BEGIN Input records
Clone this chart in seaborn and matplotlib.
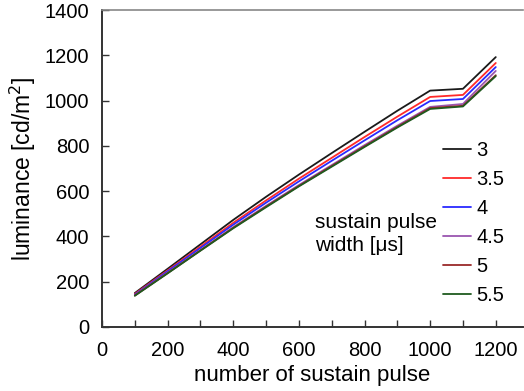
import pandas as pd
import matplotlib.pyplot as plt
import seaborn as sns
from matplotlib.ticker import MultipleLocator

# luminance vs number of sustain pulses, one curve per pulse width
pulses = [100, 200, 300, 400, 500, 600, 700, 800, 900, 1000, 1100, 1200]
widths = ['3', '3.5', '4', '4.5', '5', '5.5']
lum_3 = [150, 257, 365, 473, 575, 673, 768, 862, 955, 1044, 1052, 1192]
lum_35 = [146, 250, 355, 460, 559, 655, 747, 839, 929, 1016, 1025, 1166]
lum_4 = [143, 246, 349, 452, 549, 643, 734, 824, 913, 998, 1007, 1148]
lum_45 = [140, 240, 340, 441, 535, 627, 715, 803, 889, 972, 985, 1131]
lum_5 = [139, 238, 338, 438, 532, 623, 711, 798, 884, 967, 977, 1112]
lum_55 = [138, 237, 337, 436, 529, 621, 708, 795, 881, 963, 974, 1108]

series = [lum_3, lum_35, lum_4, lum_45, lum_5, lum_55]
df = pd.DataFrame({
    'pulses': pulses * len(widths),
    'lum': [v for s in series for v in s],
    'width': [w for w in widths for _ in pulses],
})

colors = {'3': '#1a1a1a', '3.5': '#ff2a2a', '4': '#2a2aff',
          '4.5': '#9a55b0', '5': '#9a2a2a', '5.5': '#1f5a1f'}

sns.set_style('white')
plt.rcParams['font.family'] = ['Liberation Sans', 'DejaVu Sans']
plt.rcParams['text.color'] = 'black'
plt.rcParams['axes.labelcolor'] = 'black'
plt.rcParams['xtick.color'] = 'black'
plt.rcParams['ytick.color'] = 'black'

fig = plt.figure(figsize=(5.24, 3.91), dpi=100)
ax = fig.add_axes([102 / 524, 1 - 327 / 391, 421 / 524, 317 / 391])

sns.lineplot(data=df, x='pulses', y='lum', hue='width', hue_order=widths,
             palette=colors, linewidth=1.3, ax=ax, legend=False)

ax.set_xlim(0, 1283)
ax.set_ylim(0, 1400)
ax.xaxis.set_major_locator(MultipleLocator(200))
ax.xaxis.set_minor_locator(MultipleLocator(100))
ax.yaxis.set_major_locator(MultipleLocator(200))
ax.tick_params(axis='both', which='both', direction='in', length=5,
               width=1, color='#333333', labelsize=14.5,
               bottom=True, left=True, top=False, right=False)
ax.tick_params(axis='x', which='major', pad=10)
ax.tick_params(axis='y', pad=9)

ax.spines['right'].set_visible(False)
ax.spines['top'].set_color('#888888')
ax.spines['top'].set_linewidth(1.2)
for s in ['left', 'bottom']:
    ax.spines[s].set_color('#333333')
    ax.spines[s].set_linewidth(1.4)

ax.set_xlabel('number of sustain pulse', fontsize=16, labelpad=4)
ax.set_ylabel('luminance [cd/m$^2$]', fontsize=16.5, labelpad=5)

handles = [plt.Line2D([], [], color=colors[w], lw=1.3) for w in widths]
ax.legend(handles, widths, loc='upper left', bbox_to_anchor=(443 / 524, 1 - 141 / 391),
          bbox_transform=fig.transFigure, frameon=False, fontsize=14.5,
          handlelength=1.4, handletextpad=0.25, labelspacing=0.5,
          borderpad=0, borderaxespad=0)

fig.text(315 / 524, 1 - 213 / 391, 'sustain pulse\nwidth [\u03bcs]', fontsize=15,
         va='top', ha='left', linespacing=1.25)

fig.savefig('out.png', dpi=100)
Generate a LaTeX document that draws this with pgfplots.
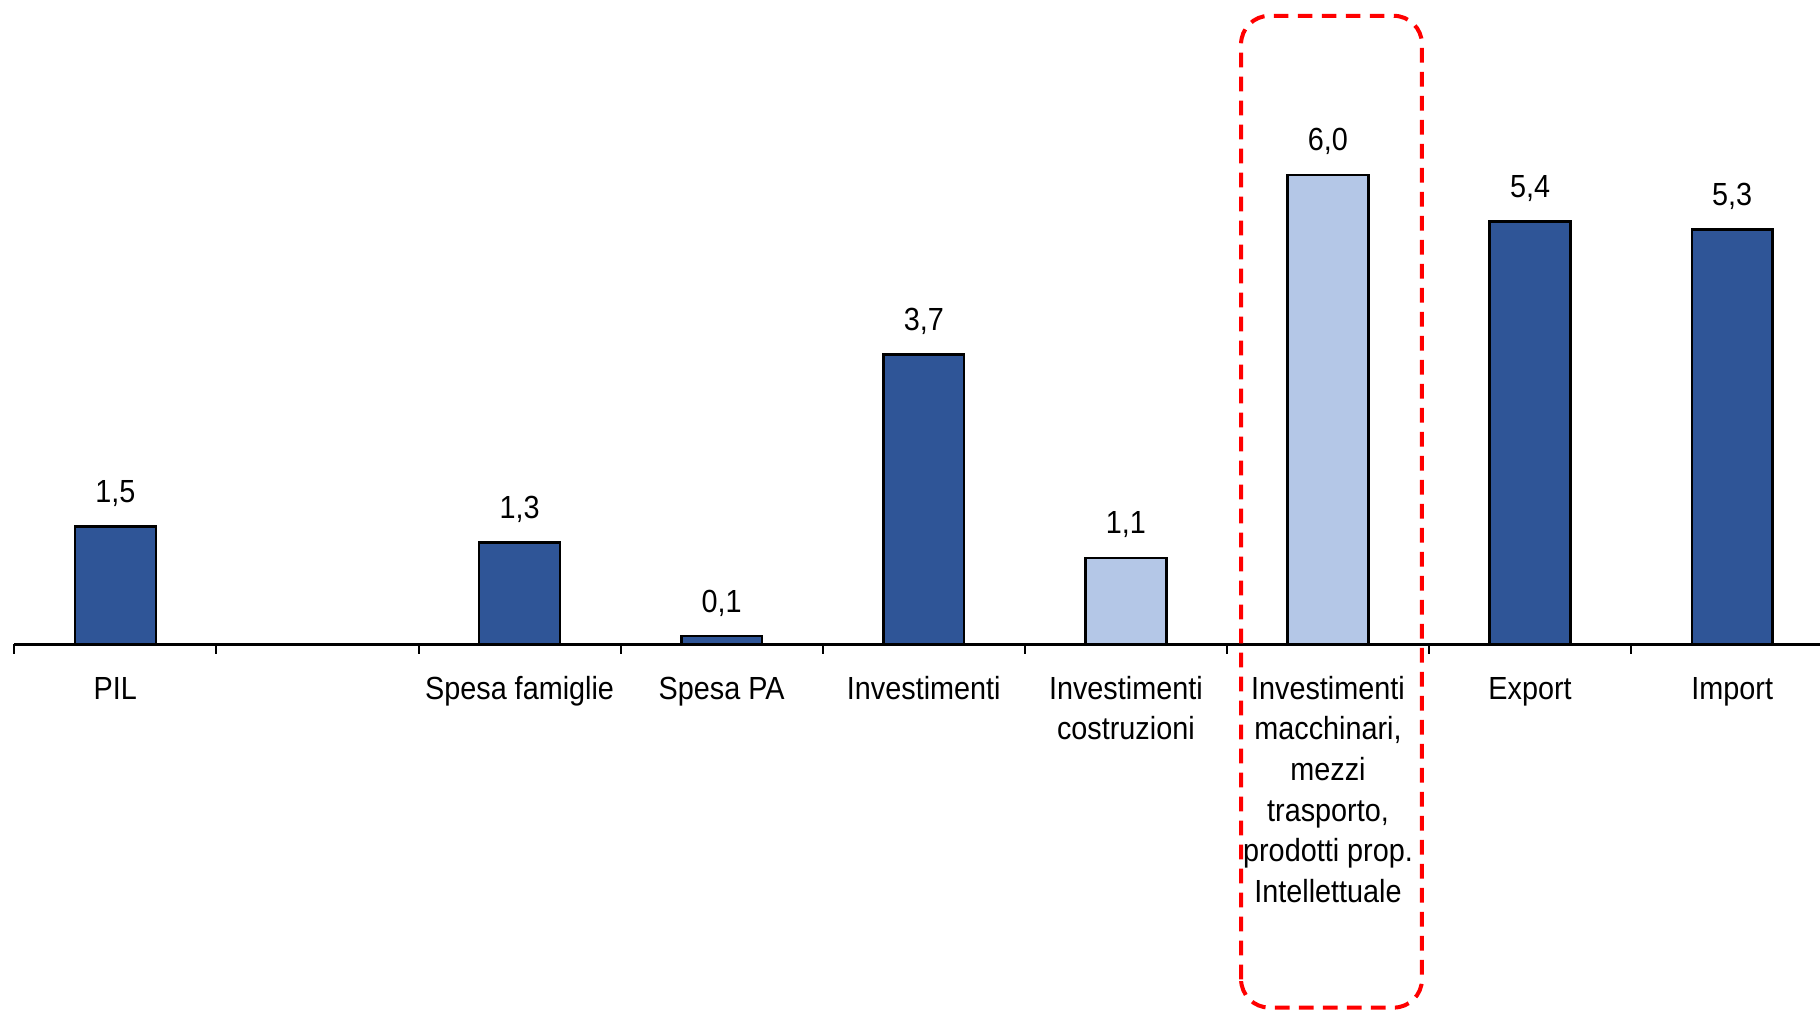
END Input records
## What is asked:
Leave out the pictures and repeat everything else in the records exactly.

## Task solution:
Clone this chart in seaborn and matplotlib.
import pandas as pd
import matplotlib.pyplot as plt
import seaborn as sns
from matplotlib.ticker import MultipleLocator

# luminance vs number of sustain pulses, one curve per pulse width
pulses = [100, 200, 300, 400, 500, 600, 700, 800, 900, 1000, 1100, 1200]
widths = ['3', '3.5', '4', '4.5', '5', '5.5']
lum_3 = [150, 257, 365, 473, 575, 673, 768, 862, 955, 1044, 1052, 1192]
lum_35 = [146, 250, 355, 460, 559, 655, 747, 839, 929, 1016, 1025, 1166]
lum_4 = [143, 246, 349, 452, 549, 643, 734, 824, 913, 998, 1007, 1148]
lum_45 = [140, 240, 340, 441, 535, 627, 715, 803, 889, 972, 985, 1131]
lum_5 = [139, 238, 338, 438, 532, 623, 711, 798, 884, 967, 977, 1112]
lum_55 = [138, 237, 337, 436, 529, 621, 708, 795, 881, 963, 974, 1108]

series = [lum_3, lum_35, lum_4, lum_45, lum_5, lum_55]
df = pd.DataFrame({
    'pulses': pulses * len(widths),
    'lum': [v for s in series for v in s],
    'width': [w for w in widths for _ in pulses],
})

colors = {'3': '#1a1a1a', '3.5': '#ff2a2a', '4': '#2a2aff',
          '4.5': '#9a55b0', '5': '#9a2a2a', '5.5': '#1f5a1f'}

sns.set_style('white')
plt.rcParams['font.family'] = ['Liberation Sans', 'DejaVu Sans']
plt.rcParams['text.color'] = 'black'
plt.rcParams['axes.labelcolor'] = 'black'
plt.rcParams['xtick.color'] = 'black'
plt.rcParams['ytick.color'] = 'black'

fig = plt.figure(figsize=(5.24, 3.91), dpi=100)
ax = fig.add_axes([102 / 524, 1 - 327 / 391, 421 / 524, 317 / 391])

sns.lineplot(data=df, x='pulses', y='lum', hue='width', hue_order=widths,
             palette=colors, linewidth=1.3, ax=ax, legend=False)

ax.set_xlim(0, 1283)
ax.set_ylim(0, 1400)
ax.xaxis.set_major_locator(MultipleLocator(200))
ax.xaxis.set_minor_locator(MultipleLocator(100))
ax.yaxis.set_major_locator(MultipleLocator(200))
ax.tick_params(axis='both', which='both', direction='in', length=5,
               width=1, color='#333333', labelsize=14.5,
               bottom=True, left=True, top=False, right=False)
ax.tick_params(axis='x', which='major', pad=10)
ax.tick_params(axis='y', pad=9)

ax.spines['right'].set_visible(False)
ax.spines['top'].set_color('#888888')
ax.spines['top'].set_linewidth(1.2)
for s in ['left', 'bottom']:
    ax.spines[s].set_color('#333333')
    ax.spines[s].set_linewidth(1.4)

ax.set_xlabel('number of sustain pulse', fontsize=16, labelpad=4)
ax.set_ylabel('luminance [cd/m$^2$]', fontsize=16.5, labelpad=5)

handles = [plt.Line2D([], [], color=colors[w], lw=1.3) for w in widths]
ax.legend(handles, widths, loc='upper left', bbox_to_anchor=(443 / 524, 1 - 141 / 391),
          bbox_transform=fig.transFigure, frameon=False, fontsize=14.5,
          handlelength=1.4, handletextpad=0.25, labelspacing=0.5,
          borderpad=0, borderaxespad=0)

fig.text(315 / 524, 1 - 213 / 391, 'sustain pulse\nwidth [\u03bcs]', fontsize=15,
         va='top', ha='left', linespacing=1.25)

fig.savefig('out.png', dpi=100)
Generate a LaTeX document that draws this with pgfplots.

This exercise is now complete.